## WRITTEN EXERCISE
Retype, exactly as they stand, the lines from the start of the data to the line that contains "plt.rcParams['font.family'] = ['Roboto', 'DejaVu", both ends included. Leave the pictures out.

==*==

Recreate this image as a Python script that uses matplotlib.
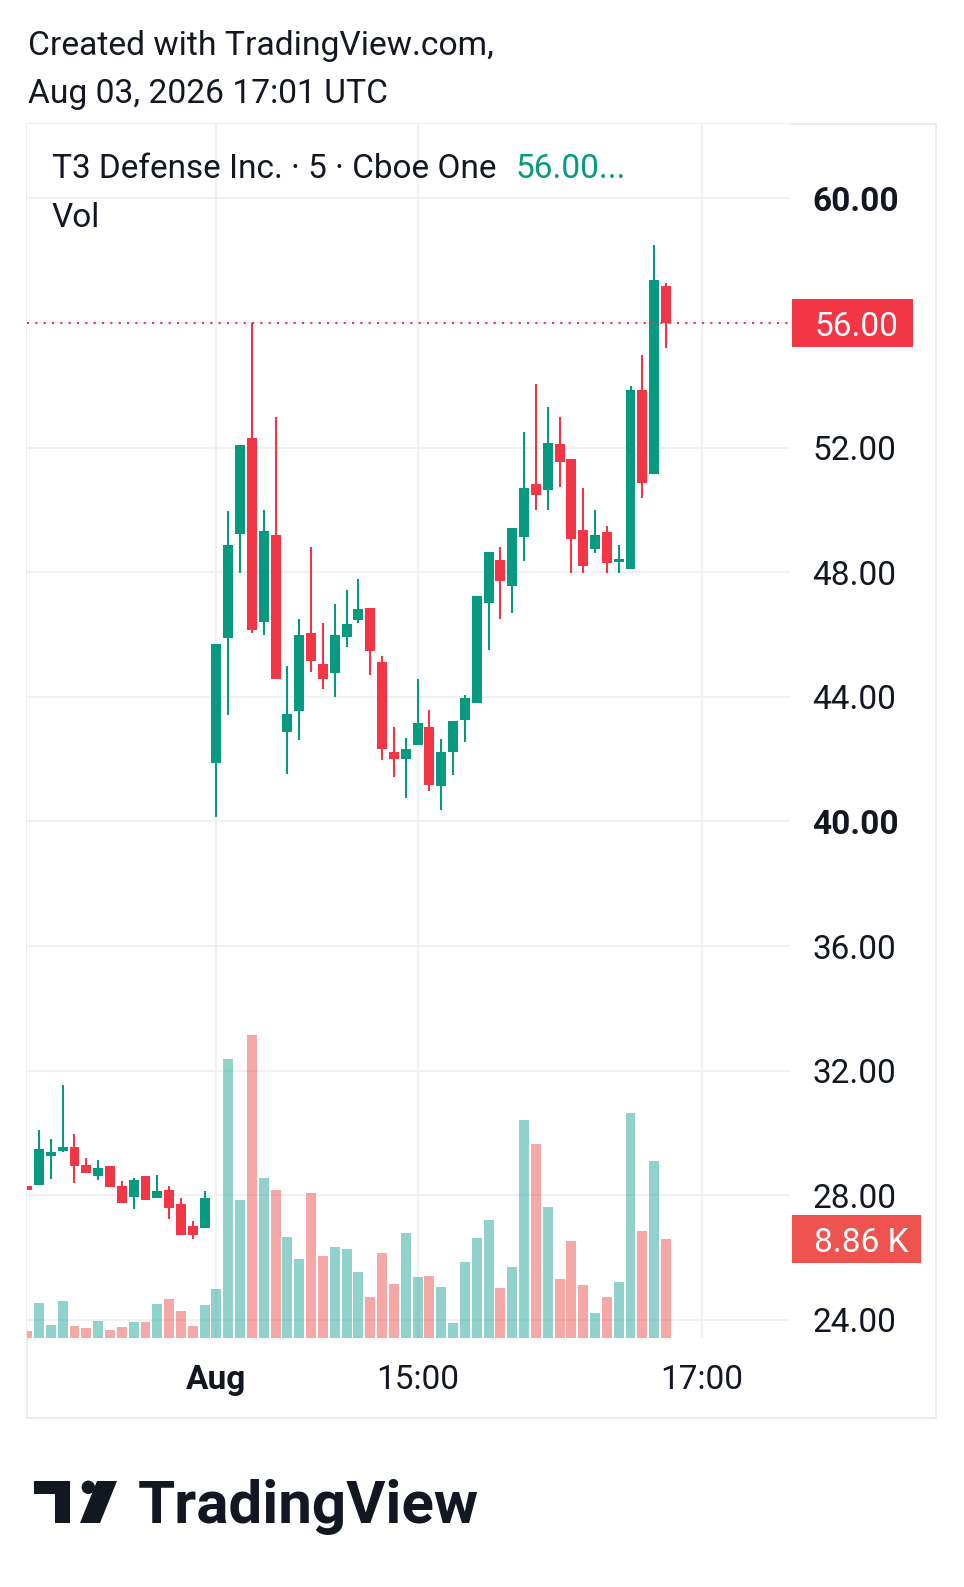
import matplotlib
matplotlib.use("Agg")
import matplotlib.pyplot as plt
import matplotlib.transforms as mtransforms
from matplotlib.patches import Rectangle, Polygon, Ellipse

W, H = 964, 1587
plt.rcParams['font.family'] = ['Roboto', 'DejaVu Sans']

# 5-minute bars, T3 Defense Inc. (Cboe One)
opens = [28.30, 28.33, 29.26, 29.42, 29.55, 28.97, 28.62, 28.94, 28.30, 27.94,
         28.62, 27.91, 28.17, 27.72, 27.01, 26.95,
         41.88, 45.89, 49.23, 52.31, 46.40, 49.20, 42.87, 43.55, 46.05, 45.06,
         44.77, 45.92, 46.47, 46.85, 45.12, 42.23, 42.01, 42.45, 43.03, 41.14,
         42.23, 43.26, 43.80, 47.01, 48.39, 47.56, 49.13, 50.83, 50.64, 52.12,
         51.64, 49.36, 48.75, 49.29, 48.33, 48.11, 53.85, 51.16, 57.19]
highs = [28.30, 30.10, 29.81, 31.54, 29.97, 29.20, 29.13, 28.94, 28.46, 28.55,
         28.62, 28.65, 28.30, 27.91, 27.17, 28.14,
         45.70, 49.97, 52.09, 56.00, 50.00, 52.99, 44.99, 46.50, 48.81, 46.37,
         46.98, 47.43, 47.78, 46.85, 45.31, 43.03, 42.68, 44.57, 43.58, 42.65,
         43.23, 44.06, 47.24, 48.65, 48.81, 49.42, 52.50, 54.04, 53.31, 52.99,
         51.64, 50.71, 50.00, 49.49, 48.88, 53.98, 54.98, 58.51, 57.29]
lows = [28.17, 28.33, 28.52, 29.39, 28.40, 28.72, 28.49, 28.27, 27.75, 27.56,
        27.85, 27.91, 27.24, 26.72, 26.60, 26.95,
        40.14, 43.42, 47.98, 46.06, 45.99, 44.57, 41.52, 42.62, 44.80, 44.25,
        44.00, 45.60, 46.37, 44.70, 41.97, 41.43, 40.75, 42.45, 40.98, 40.37,
        41.49, 42.55, 43.80, 45.51, 46.50, 46.69, 48.36, 50.00, 50.00, 50.74,
        47.98, 47.98, 48.62, 47.98, 47.98, 48.11, 50.39, 51.16, 55.20]
closes = [28.17, 29.49, 29.39, 29.55, 28.94, 28.72, 28.88, 28.27, 27.75, 28.49,
          27.85, 28.14, 27.59, 26.72, 26.72, 27.91,
          45.70, 48.88, 52.09, 46.15, 49.33, 44.57, 43.45, 45.99, 45.15, 44.57,
          45.99, 46.34, 46.82, 45.47, 42.33, 42.01, 42.33, 43.16, 41.17, 42.23,
          43.23, 43.96, 47.24, 48.65, 47.72, 49.42, 50.71, 50.48, 52.15, 51.54,
          49.07, 48.20, 49.20, 48.30, 48.43, 53.85, 50.87, 57.38, 56.00]
# volume in thousands of shares
volumes = [0.63, 3.13, 1.16, 3.31, 1.07, 0.90, 1.52, 0.72, 0.98, 1.43,
           1.43, 3.04, 3.49, 2.42, 1.07, 2.95,
           4.39, 24.97, 12.35, 27.12, 14.32, 13.25, 9.04, 7.07, 12.98, 7.34,
           8.14, 7.97, 5.91, 3.67, 7.61, 4.83, 9.40, 5.46, 5.55, 4.56,
           1.34, 6.80, 8.95, 10.56, 4.48, 6.35, 19.51, 17.36, 11.72, 5.28,
           8.68, 4.74, 2.24, 3.67, 5.01, 20.14, 9.58, 15.84, 8.86]

price_ticks = [24, 28, 32, 36, 40, 44, 48, 52, 60]
grid_levels = [24, 28, 32, 36, 40, 44, 48, 52, 56, 60]
time_ticks = [16, 33, 57]
time_labels = ["Aug", "15:00", "17:00"]

UP = "#089981"
DOWN = "#f23645"
TEXT = "#131722"
GRID = "#f0f1f4"


def fx(px):
    return px / W


def fy(py):
    return 1 - py / H


fig = plt.figure(figsize=(W / 100, H / 100), dpi=100)
rect = [fx(27), fy(1338), fx(790) - fx(27), fy(124) - fy(1338)]
ax = fig.add_axes(rect)                          # grid and scales
axv = fig.add_axes(rect, sharex=ax)              # volume
axc = fig.add_axes(rect, sharex=ax, sharey=ax)   # candles
ax.set_zorder(1)
axv.set_zorder(2)
axc.set_zorder(3)
axv.patch.set_visible(False)
axc.patch.set_visible(False)

x = list(range(len(opens)))
up = [c >= o for o, c in zip(opens, closes)]
cols = [UP if u else DOWN for u in up]
vcols = [(38/255, 166/255, 154/255, 0.5) if u else (239/255, 83/255, 80/255, 0.5) for u in up]

ax.set_xlim(-0.014, 64.48)
ax.set_ylim(23.42, 62.39)
axv.set_ylim(0, 108.65)

# grid
for v in grid_levels:
    ax.axhline(v, color=GRID, lw=1.5, zorder=0)
for t in time_ticks:
    ax.axvline(t, color=GRID, lw=1.5, zorder=0)

# volume
axv.bar(x, volumes, width=0.84, color=vcols, linewidth=0)

# candles
axc.vlines(x, lows, highs, colors=cols, lw=1.5)
bottoms = [min(o, c) for o, c in zip(opens, closes)]
heights = [max(abs(c - o), 0.05) for o, c in zip(opens, closes)]
axc.bar(x, heights, bottom=bottoms, width=0.84, color=cols, linewidth=0)

# last price line
axc.axhline(closes[-1], color=DOWN, lw=1.5, linestyle=(0, (1, 3)))

for a in (ax, axv, axc):
    for s in a.spines.values():
        s.set_visible(False)
axv.set_axis_off()
axc.set_axis_off()

ax.yaxis.tick_right()
ax.set_yticks(price_ticks)
ax.set_yticklabels([f"{v:.2f}" for v in price_ticks])
ax.tick_params(axis='y', length=0, pad=16, labelsize=24, labelcolor=TEXT)
for lbl in ax.get_yticklabels():
    if lbl.get_text() in ("60.00", "40.00"):
        lbl.set_fontweight('bold')

ax.set_xticks(time_ticks)
ax.set_xticklabels(time_labels)
ax.tick_params(axis='x', length=0, pad=19, labelsize=24, labelcolor=TEXT)
ax.get_xticklabels()[0].set_fontweight('bold')

# current price / volume labels on the scale
tp = mtransforms.blended_transform_factory(axc.transAxes, axc.transData)
axc.add_patch(Rectangle((1.0026, closes[-1] - 0.77), 0.1586, 1.54, transform=tp,
                        clip_on=False, color=DOWN, lw=0))
axc.text(1.0865, closes[-1], f"{closes[-1]:.2f}", transform=tp, ha='center',
         va='center_baseline', color='white', fontsize=24, clip_on=False)
tv = mtransforms.blended_transform_factory(axv.transAxes, axv.transData)
axv.add_patch(Rectangle((1.0026, volumes[-1] - 2.15), 0.169, 4.3, transform=tv,
                        clip_on=False, color="#ef5350", lw=0))
axv.text(1.0931, volumes[-1], f"{volumes[-1]:.2f} K", transform=tv, ha='center',
         va='center_baseline', color='white', fontsize=24, clip_on=False)

# pane frame
fig.add_artist(Rectangle((fx(27), fy(1418)), fx(936) - fx(27), fy(124) - fy(1418),
                         transform=fig.transFigure, fill=False, edgecolor='#e9e9ec', lw=1.2))

# header
fig.text(fx(28), fy(55), "Created with TradingView.com,", fontsize=24.2, color=TEXT, va='baseline')
fig.text(fx(28), fy(103), "Aug 03, 2026 17:01 UTC", fontsize=24.2, color=TEXT, va='baseline')
t1 = fig.text(fx(52), fy(178), "T3 Defense Inc. · 5 · Cboe One", fontsize=24, color=TEXT, va='baseline')
renderer = fig.canvas.get_renderer()
x_end = t1.get_window_extent(renderer=renderer).x1
fig.text((x_end + 19) / W, fy(178), f"{closes[-1]:.2f}...", fontsize=24, color=UP, va='baseline')
fig.text(fx(52), fy(227), "Vol", fontsize=24, color=TEXT, va='baseline')

# TradingView logo
fig.add_artist(Polygon([(fx(34), fy(1481)), (fx(70), fy(1481)), (fx(70), fy(1523)),
                        (fx(55), fy(1523)), (fx(55), fy(1494)), (fx(34), fy(1494))],
                       closed=True, transform=fig.transFigure, color=TEXT, lw=0))
fig.add_artist(Ellipse((fx(88.3), fy(1487.3)), 13.4 / W, 13.4 / H,
                       transform=fig.transFigure, color=TEXT, lw=0))
fig.add_artist(Polygon([(fx(97), fy(1481)), (fx(117), fy(1481)), (fx(100), fy(1523)),
                        (fx(80), fy(1523))], closed=True, transform=fig.transFigure,
                       color=TEXT, lw=0))
fig.text(fx(138), fy(1523), "TradingView", fontsize=43.3, fontweight='bold', color=TEXT, va='baseline')

fig.savefig("out.png", dpi=100)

==*==

## WRITTEN ANSWER
Recreate this image as a Python script that uses matplotlib.
import matplotlib
matplotlib.use("Agg")
import matplotlib.pyplot as plt
import matplotlib.transforms as mtransforms
from matplotlib.patches import Rectangle, Polygon, Ellipse

W, H = 964, 1587
plt.rcParams['font.family'] = ['Roboto', 'DejaVu Sans']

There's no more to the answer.